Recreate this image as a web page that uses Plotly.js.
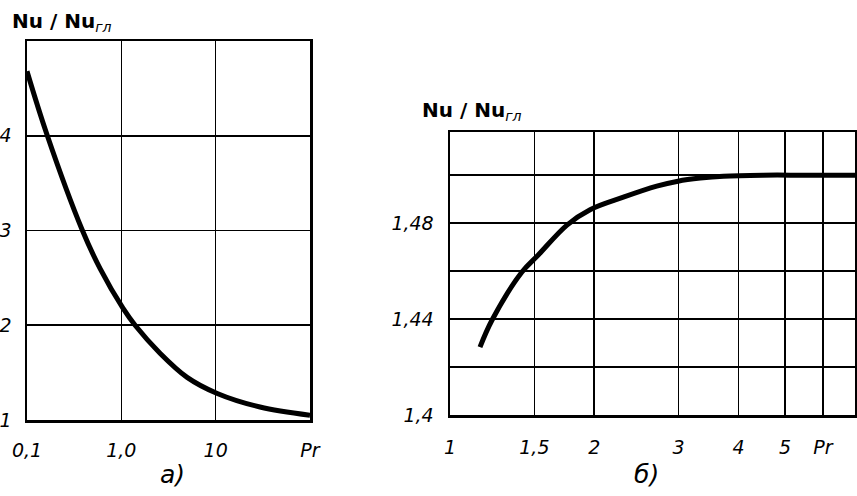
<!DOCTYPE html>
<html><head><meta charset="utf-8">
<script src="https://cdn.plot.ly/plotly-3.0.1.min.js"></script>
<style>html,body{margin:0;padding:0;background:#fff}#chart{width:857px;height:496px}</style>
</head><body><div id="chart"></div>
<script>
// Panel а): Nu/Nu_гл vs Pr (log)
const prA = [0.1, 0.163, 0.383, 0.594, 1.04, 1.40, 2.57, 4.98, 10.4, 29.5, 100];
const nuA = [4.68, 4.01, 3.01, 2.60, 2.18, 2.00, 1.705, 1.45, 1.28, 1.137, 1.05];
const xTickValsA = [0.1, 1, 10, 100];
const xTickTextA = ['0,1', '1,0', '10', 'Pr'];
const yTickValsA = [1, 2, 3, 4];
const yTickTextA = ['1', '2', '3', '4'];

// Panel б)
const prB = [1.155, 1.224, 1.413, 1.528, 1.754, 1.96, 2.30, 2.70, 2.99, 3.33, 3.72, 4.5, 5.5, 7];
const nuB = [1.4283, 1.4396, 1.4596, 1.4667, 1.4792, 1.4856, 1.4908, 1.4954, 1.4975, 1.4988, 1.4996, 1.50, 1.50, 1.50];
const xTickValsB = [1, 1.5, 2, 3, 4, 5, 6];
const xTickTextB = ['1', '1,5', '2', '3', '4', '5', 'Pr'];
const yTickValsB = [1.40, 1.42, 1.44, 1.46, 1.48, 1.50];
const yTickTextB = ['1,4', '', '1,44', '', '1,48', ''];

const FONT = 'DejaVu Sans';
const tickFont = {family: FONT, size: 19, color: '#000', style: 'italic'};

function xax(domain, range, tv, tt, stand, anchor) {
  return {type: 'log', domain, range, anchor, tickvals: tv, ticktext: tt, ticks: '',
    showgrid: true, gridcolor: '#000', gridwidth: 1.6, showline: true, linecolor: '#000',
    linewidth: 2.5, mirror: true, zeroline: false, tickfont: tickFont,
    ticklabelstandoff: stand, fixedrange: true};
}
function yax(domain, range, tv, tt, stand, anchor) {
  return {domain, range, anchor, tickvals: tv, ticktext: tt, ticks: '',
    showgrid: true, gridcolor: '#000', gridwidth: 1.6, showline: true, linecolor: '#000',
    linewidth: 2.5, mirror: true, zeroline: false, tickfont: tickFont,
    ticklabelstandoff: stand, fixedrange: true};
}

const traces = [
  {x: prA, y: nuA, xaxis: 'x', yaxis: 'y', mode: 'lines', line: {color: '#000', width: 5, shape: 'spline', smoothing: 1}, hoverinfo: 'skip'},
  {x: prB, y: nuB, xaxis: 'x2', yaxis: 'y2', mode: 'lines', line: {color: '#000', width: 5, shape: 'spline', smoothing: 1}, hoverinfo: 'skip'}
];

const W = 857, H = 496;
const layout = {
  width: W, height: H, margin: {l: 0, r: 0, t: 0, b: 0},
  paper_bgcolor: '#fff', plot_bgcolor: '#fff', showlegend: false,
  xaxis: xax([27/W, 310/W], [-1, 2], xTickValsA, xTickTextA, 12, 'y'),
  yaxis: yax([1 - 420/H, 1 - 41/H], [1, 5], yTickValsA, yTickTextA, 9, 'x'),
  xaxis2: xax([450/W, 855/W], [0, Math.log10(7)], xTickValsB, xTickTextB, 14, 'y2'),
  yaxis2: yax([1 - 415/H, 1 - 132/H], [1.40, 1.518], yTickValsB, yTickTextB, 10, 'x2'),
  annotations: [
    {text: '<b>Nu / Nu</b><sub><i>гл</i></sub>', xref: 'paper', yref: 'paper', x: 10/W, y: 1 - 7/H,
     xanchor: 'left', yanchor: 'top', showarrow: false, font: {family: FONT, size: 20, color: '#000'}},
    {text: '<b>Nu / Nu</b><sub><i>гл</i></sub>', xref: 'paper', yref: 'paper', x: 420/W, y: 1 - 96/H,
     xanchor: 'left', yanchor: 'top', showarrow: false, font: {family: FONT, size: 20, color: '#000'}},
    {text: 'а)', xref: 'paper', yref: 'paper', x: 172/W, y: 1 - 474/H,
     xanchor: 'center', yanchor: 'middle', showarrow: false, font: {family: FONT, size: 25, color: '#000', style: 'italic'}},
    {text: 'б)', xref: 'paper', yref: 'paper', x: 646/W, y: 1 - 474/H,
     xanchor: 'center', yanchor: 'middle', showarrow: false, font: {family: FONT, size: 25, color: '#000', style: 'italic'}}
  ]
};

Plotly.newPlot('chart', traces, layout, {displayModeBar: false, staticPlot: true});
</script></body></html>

YOUR TASK: Copy nothing but the lines from the top of the data down to the line containing "const yTickTextA = ['1', '2', '3', '4'];", and leave the pictures out.

RESULT OF THIS EXERCISE:
Recreate this image as a web page that uses Plotly.js.
<!DOCTYPE html>
<html><head><meta charset="utf-8">
<script src="https://cdn.plot.ly/plotly-3.0.1.min.js"></script>
<style>html,body{margin:0;padding:0;background:#fff}#chart{width:857px;height:496px}</style>
</head><body><div id="chart"></div>
<script>
// Panel а): Nu/Nu_гл vs Pr (log)
const prA = [0.1, 0.163, 0.383, 0.594, 1.04, 1.40, 2.57, 4.98, 10.4, 29.5, 100];
const nuA = [4.68, 4.01, 3.01, 2.60, 2.18, 2.00, 1.705, 1.45, 1.28, 1.137, 1.05];
const xTickValsA = [0.1, 1, 10, 100];
const xTickTextA = ['0,1', '1,0', '10', 'Pr'];
const yTickValsA = [1, 2, 3, 4];
const yTickTextA = ['1', '2', '3', '4'];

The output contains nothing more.